We worry about having enough time. Yet even God – who created the universe, from the farthest reaches of space, to the tiniest microbe, from galaxies to superstrings – stopped on the seventh day and rested. God ceased the work of creation, to enjoy all that God had done.  God rested on the seventh day and said, “It is good. Yes, very good.” If God has the time, we have the time as well.

 

In God’s world, in God’s time, in God provision, there is enough—no more than enough.  In God’s world there is abundance—all that we need and more.  God is always extravagantly creating, extravagantly sharing, extravagantly giving, and extravagantly loving.

 

            God is extravagantly giving all that we need—and especially that which we need the most—God’s very self, God’s heart, and God’s love. It is right here for you, right here, right now in the deserted place of our heart, God is right here for you.

 

Jesus was teaching on the mountainside, moving among the large crowd gathered to be near him.  It was a deserted place, with no obvious source of provision. There he touched them, he healed the sick, and he spoke words that they needed to hear. He gave them what they needed.  He was with them.
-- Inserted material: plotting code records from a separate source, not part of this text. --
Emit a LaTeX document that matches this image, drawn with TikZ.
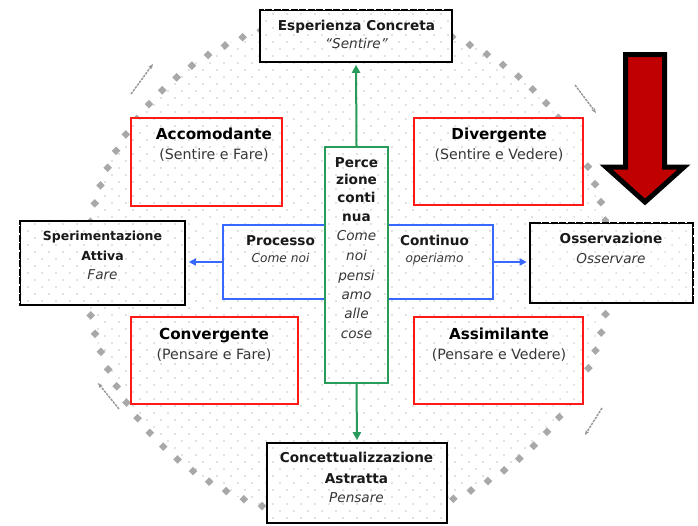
\documentclass[tikz,border=0pt]{standalone}
\usepackage{fontspec}
\setmainfont{DejaVu Sans}
\usetikzlibrary{arrows.meta,patterns.meta}
\definecolor{boxred}{RGB}{255,25,25}
\definecolor{boxgreen}{RGB}{40,155,90}
\definecolor{boxblue}{RGB}{55,105,255}
\definecolor{arrred}{RGB}{192,0,0}
\definecolor{ringgray}{RGB}{168,168,168}
\definecolor{arrgray}{RGB}{150,150,150}
\definecolor{dotgray}{RGB}{185,185,185}
\definecolor{subgray}{RGB}{55,55,55}
\tikzset{
  dotpat/.style={pattern={Dots[distance=9.9pt,angle=45,radius=0.75pt]}, pattern color=dotgray},
  dotbg/.style={preaction={fill=white}, dotpat},
  kbox/.style={draw=black, line width=2.6pt, dotbg, inner sep=0pt},
  rbox/.style={draw=boxred, line width=2pt, dotbg, inner sep=0pt},
  gbox/.style={draw=boxgreen, line width=2pt, dotbg, inner sep=0pt},
  bbox/.style={draw=boxblue, line width=1.6pt, dotbg, inner sep=0pt},
  dashgap/.style={draw=white, line width=3pt, dash pattern=on 1.5pt off 7pt},
  txt/.style={inner sep=0pt, anchor=base},
  ttlR/.style={txt, text=black, font=\bfseries\fontsize{15.2}{18}\selectfont},
  subR/.style={txt, text=subgray, font=\fontsize{14.2}{17}\selectfont},
  ttlK/.style={txt, text=black!90, font=\bfseries\fontsize{13.6}{16}\selectfont},
  ttlS/.style={txt, text=black!90, font=\bfseries\fontsize{12.5}{15}\selectfont},
  itK/.style={txt, text=subgray, font=\itshape\fontsize{13.6}{16}\selectfont},
  itS/.style={txt, text=subgray, font=\itshape\fontsize{12.2}{15}\selectfont},
  garrow/.style={draw=boxgreen, line width=2pt, -{Triangle[length=8pt,width=8pt]}},
  barrow/.style={draw=boxblue, line width=1.6pt, -{Triangle[length=7pt,width=7pt]}},
  grayarrow/.style={draw=arrgray, line width=1.4pt, dash pattern=on 2.5pt off 1pt, -{Stealth[length=5pt,width=4pt]}}
}
\begin{document}
\begin{tikzpicture}[x=1pt,y=-1pt]
\useasboundingbox (0,0) rectangle (698,525);
\fill[white] (0,0) rectangle (698,525);
% dotted disc
\fill[dotpat] (348,268) ellipse [x radius=262pt, y radius=252pt];
% ring marks
\foreach \i in {0,...,83} {
  \fill[ringgray] ({348+262*cos(\i*4.285714+2)}, {268+252*sin(\i*4.285714+2)}) +(0,-4.3) -- +(4.3,0) -- +(0,4.3) -- +(-4.3,0) -- cycle;
}
% small gray arrows on the ring
\coordinate (ga1s) at (131,94);  \coordinate (ga1e) at (153,64);
\coordinate (ga2s) at (575,85);  \coordinate (ga2e) at (596,113);
\coordinate (ga3s) at (602,408); \coordinate (ga3e) at (585,435);
\coordinate (ga4s) at (119,409); \coordinate (ga4e) at (98,383);
\draw[grayarrow] (ga1s) -- (ga1e);
\draw[grayarrow] (ga2s) -- (ga2e);
\draw[grayarrow] (ga3s) -- (ga3e);
\draw[grayarrow] (ga4s) -- (ga4e);

% boxes
\node[kbox, minimum width=192pt, minimum height=52pt] (esp) at (356,36) {};
\node[rbox, minimum width=151pt, minimum height=88pt] (acc) at (206.5,162) {};
\node[rbox, minimum width=169pt, minimum height=87pt] (div) at (498.5,161.5) {};
\node[rbox, minimum width=167pt, minimum height=87pt] (con) at (214.5,360.5) {};
\node[rbox, minimum width=169pt, minimum height=87pt] (ass) at (498.5,360.5) {};
\node[kbox, minimum width=165pt, minimum height=84pt] (sper) at (102.5,263) {};
\node[kbox, minimum width=163pt, minimum height=80pt] (oss) at (611.5,263) {};
\node[kbox, minimum width=180pt, minimum height=80pt] (conc) at (357,483) {};
\node[bbox, minimum width=270pt, minimum height=74pt] (blue) at (358,262) {};
\node[gbox, minimum width=63pt, minimum height=236pt] (green) at (356.5,265) {};

% dashed looking edges of the black boxes
\draw[dashgap] ([xshift=5pt]esp.north west) -- ([xshift=-3pt]esp.north east);
\draw[dashgap] ([yshift=-5pt]sper.north west) -- ([yshift=3pt]sper.south west);
\draw[dashgap] ([xshift=12pt]oss.north west) -- ([xshift=-3pt]oss.north east);
\draw[dashgap] ([yshift=-5pt]oss.north east) -- ([yshift=3pt]oss.south east);

% connectors
\draw[garrow, shorten >=1.5pt] (green.north) -- (esp.south);
\draw[garrow, shorten >=1.5pt] (green.south) -- (conc.north);
\draw[barrow, shorten >=2.5pt] (blue.west) -- (blue.west -| sper.east);
\draw[barrow, shorten >=2pt] (blue.east) -- (blue.east -| oss.west);

% big red arrow
\draw[line width=5pt, fill=arrred, draw=black, line join=miter]
  (625.5,54.5) -- (664.5,54.5) -- (664.5,167) -- (684,167) -- (645,202) -- (606,167) -- (625.5,167) -- cycle;

% texts
\node[ttlK] (tesp1) at (356.5,30) {Esperienza Concreta};
\node[itK]  (tesp2) at (356.5,48) {“Sentire”};
\node[ttlR] (tacc1) at (214,139) {Accomodante};
\node[subR] (tacc2) at (214,159.5) {(Sentire e Fare)};
\node[ttlR] (tdiv1) at (499,139) {Divergente};
\node[subR] (tdiv2) at (499,159.5) {(Sentire e Vedere)};
\node[ttlR] (tcon1) at (214,339) {Convergente};
\node[subR] (tcon2) at (214,359.5) {(Pensare e Fare)};
\node[ttlR] (tass1) at (499,339) {Assimilante};
\node[subR] (tass2) at (499,359.5) {(Pensare e Vedere)};
\node[ttlS] (tsp1) at (102.5,240) {Sperimentazione};
\node[ttlS] (tsp2) at (102.5,260) {Attiva};
\node[itK]  (tsp3) at (102.5,279) {Fare};
\node[ttlK] (tos1) at (611,243) {Osservazione};
\node[itK]  (tos2) at (611,263) {Osservare};
\node[ttlK] (tco1) at (356.5,462) {Concettualizzazione};
\node[ttlK] (tco2) at (356.5,483) {Astratta};
\node[itK]  (tco3) at (356.5,502) {Pensare};
\node[ttlK] (tg1) at (356.5,167) {Perce};
\node[ttlK] (tg2) at (356.5,184) {zione};
\node[ttlK] (tg3) at (356.5,202) {conti};
\node[ttlK] (tg4) at (356.5,221) {nua};
\node[itK]  (tg5) at (356.5,240) {Come};
\node[itK]  (tg6) at (356.5,260) {noi};
\node[itK]  (tg7) at (356.5,280) {pensi};
\node[itK]  (tg8) at (356.5,299) {amo};
\node[itK]  (tg9) at (356.5,318) {alle};
\node[itK]  (tg10) at (356.5,338) {cose};
\node[ttlK] (tb1) at (280.5,245) {Processo};
\node[itS]  (tb2) at (280.5,262) {Come noi};
\node[ttlK] (tb3) at (434.5,245) {Continuo};
\node[itS]  (tb4) at (434.5,262) {operiamo};
\end{tikzpicture}
\end{document}
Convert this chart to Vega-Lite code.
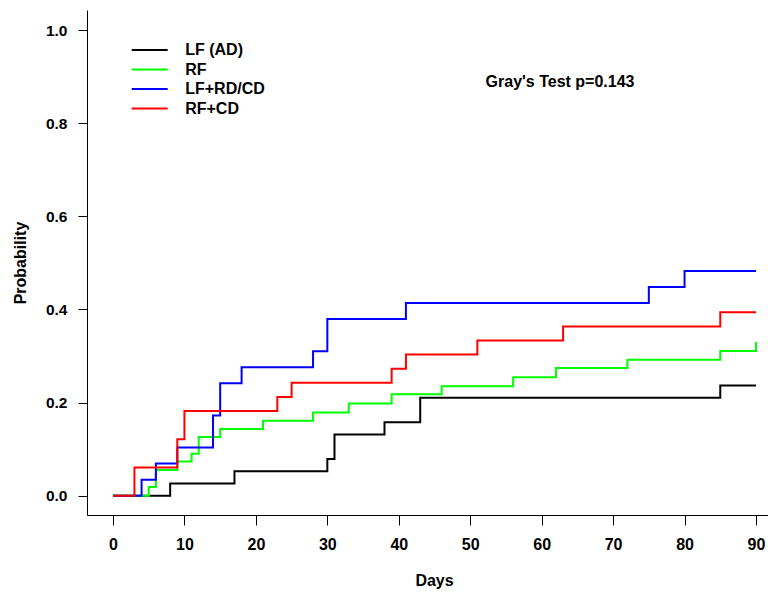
{
  "$schema": "https://vega.github.io/schema/vega-lite/v6.json",
  "width": 681,
  "height": 505,
  "autosize": {"type": "none"},
  "padding": {"left": 87, "top": 10, "right": 0, "bottom": 77},
  "background": "white",
  "config": {
    "view": {"stroke": null},
    "font": "Liberation Sans"
  },
  "layer": [
    {
      "data": {
        "values": [
          {"group": "LF (AD)", "day": 0, "prob": 0},
          {"group": "LF (AD)", "day": 8, "prob": 0.0263},
          {"group": "LF (AD)", "day": 17, "prob": 0.0526},
          {"group": "LF (AD)", "day": 30, "prob": 0.0789},
          {"group": "LF (AD)", "day": 31, "prob": 0.1316},
          {"group": "LF (AD)", "day": 38, "prob": 0.1579},
          {"group": "LF (AD)", "day": 43, "prob": 0.2105},
          {"group": "LF (AD)", "day": 85, "prob": 0.2368},
          {"group": "LF (AD)", "day": 90, "prob": 0.2368},
          {"group": "RF", "day": 0, "prob": 0},
          {"group": "RF", "day": 5, "prob": 0.0185},
          {"group": "RF", "day": 6, "prob": 0.0553},
          {"group": "RF", "day": 9, "prob": 0.0735},
          {"group": "RF", "day": 11, "prob": 0.090},
          {"group": "RF", "day": 12, "prob": 0.126},
          {"group": "RF", "day": 15, "prob": 0.1434},
          {"group": "RF", "day": 21, "prob": 0.161},
          {"group": "RF", "day": 28, "prob": 0.1785},
          {"group": "RF", "day": 33, "prob": 0.198},
          {"group": "RF", "day": 39, "prob": 0.218},
          {"group": "RF", "day": 46, "prob": 0.235},
          {"group": "RF", "day": 56, "prob": 0.2545},
          {"group": "RF", "day": 62, "prob": 0.2745},
          {"group": "RF", "day": 72, "prob": 0.292},
          {"group": "RF", "day": 85, "prob": 0.311},
          {"group": "RF", "day": 90, "prob": 0.33},
          {"group": "LF+RD/CD", "day": 0, "prob": 0},
          {"group": "LF+RD/CD", "day": 4, "prob": 0.0345},
          {"group": "LF+RD/CD", "day": 6, "prob": 0.069},
          {"group": "LF+RD/CD", "day": 9, "prob": 0.1034},
          {"group": "LF+RD/CD", "day": 14, "prob": 0.1724},
          {"group": "LF+RD/CD", "day": 15, "prob": 0.2414},
          {"group": "LF+RD/CD", "day": 18, "prob": 0.2759},
          {"group": "LF+RD/CD", "day": 28, "prob": 0.3103},
          {"group": "LF+RD/CD", "day": 30, "prob": 0.3793},
          {"group": "LF+RD/CD", "day": 41, "prob": 0.4138},
          {"group": "LF+RD/CD", "day": 75, "prob": 0.4483},
          {"group": "LF+RD/CD", "day": 80, "prob": 0.4828},
          {"group": "LF+RD/CD", "day": 90, "prob": 0.4828},
          {"group": "RF+CD", "day": 0, "prob": 0},
          {"group": "RF+CD", "day": 3, "prob": 0.0606},
          {"group": "RF+CD", "day": 9, "prob": 0.1212},
          {"group": "RF+CD", "day": 10, "prob": 0.1818},
          {"group": "RF+CD", "day": 23, "prob": 0.2121},
          {"group": "RF+CD", "day": 25, "prob": 0.2424},
          {"group": "RF+CD", "day": 39, "prob": 0.2727},
          {"group": "RF+CD", "day": 41, "prob": 0.3030},
          {"group": "RF+CD", "day": 51, "prob": 0.3333},
          {"group": "RF+CD", "day": 63, "prob": 0.3636},
          {"group": "RF+CD", "day": 85, "prob": 0.3939},
          {"group": "RF+CD", "day": 90, "prob": 0.3939}
        ]
      },
      "mark": {"type": "line", "interpolate": "step-after", "strokeWidth": 2},
      "encoding": {
        "x": {
          "field": "day", "type": "quantitative",
          "scale": {"domain": [-3.64, 91.68], "nice": false, "zero": false},
          "axis": {
            "values": [0, 10, 20, 30, 40, 50, 60, 70, 80, 90],
            "grid": false,
            "domainColor": "#000000", "domainWidth": 1,
            "tickColor": "#000000", "tickSize": 10, "tickWidth": 1,
            "labelFont": "Liberation Sans", "labelFontSize": 16, "labelFontWeight": "bold", "labelColor": "#000000",
            "labelPadding": 11, "labelFlush": false, "labelOverlap": false,
            "title": "Days",
            "titleFont": "Liberation Sans", "titleFontSize": 16, "titleFontWeight": "bold", "titleColor": "#000000",
            "titleX": 347, "titleY": 65, "titleAlign": "center", "titleBaseline": "middle", "titleAnchor": null
          }
        },
        "y": {
          "field": "prob", "type": "quantitative",
          "scale": {"domain": [-0.0414, 1.043], "nice": false, "zero": false},
          "axis": {
            "values": [0, 0.2, 0.4, 0.6, 0.8, 1.0],
            "format": ".1f",
            "grid": false,
            "domainColor": "#000000", "domainWidth": 1,
            "tickColor": "#000000", "tickSize": 9, "tickWidth": 1,
            "labelFont": "Liberation Sans", "labelFontSize": 15.5, "labelFontWeight": "bold", "labelColor": "#000000",
            "labelPadding": 11, "labelAngle": 0, "labelFlush": false, "labelOverlap": false,
            "title": "Probability",
            "titleFont": "Liberation Sans", "titleFontSize": 16, "titleFontWeight": "bold", "titleColor": "#000000",
            "titleX": -67, "titleY": 252.5, "titleAngle": -90, "titleAlign": "center", "titleBaseline": "middle", "titleAnchor": null
          }
        },
        "color": {
          "field": "group", "type": "nominal",
          "scale": {
            "domain": ["LF (AD)", "RF", "LF+RD/CD", "RF+CD"],
            "range": ["#000000", "#00ff00", "#0000ff", "#ff0000"]
          },
          "legend": {
            "title": null,
            "orient": "none",
            "legendX": 54.7,
            "legendY": 32,
            "symbolType": "M-4,0H4",
            "symbolSize": 81,
            "symbolStrokeWidth": 2,
            "labelFont": "Liberation Sans",
            "labelFontSize": 16,
            "labelFontWeight": "bold",
            "labelColor": "#000000",
            "labelOffset": 27.5,
            "rowPadding": 3.5,
            "padding": 0
          }
        }
      }
    },
    {
      "data": {"values": [{"label": "Gray's Test p=0.143"}]},
      "mark": {"type": "text", "font": "Liberation Sans", "fontSize": 16, "fontWeight": "bold", "color": "#000000", "align": "center", "baseline": "middle"},
      "encoding": {
        "x": {"datum": 62.57, "type": "quantitative"},
        "y": {"datum": 0.888, "type": "quantitative"},
        "text": {"field": "label", "type": "nominal"}
      }
    }
  ]
}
Toward the end of the day, his disciples came to him and said,

 

“This is a deserted place, and the hour is now late; send the crowds away so that they may go into the villages and buy food for themselves.” Jesus said to them, “They need not go away; you give them something to eat.” They replied, “We have nothing here but five loaves and two fish.  “Its not enough” they said.

 

But Jesus said, “Bring them here to me.”  Then he ordered the crowds to sit down on the grass. Taking the five loaves and the two fish, he looked up to heaven, and blessed and broke the loaves, and gave them to the disciples, and the disciples gave them to the crowds.  And all ate and were filled; and they took up what was left over of the broken pieces, twelve baskets full.  And those who ate were about five thousand men, besides women and children.

 

There wasn’t just enough. There was more than enough.  Amen.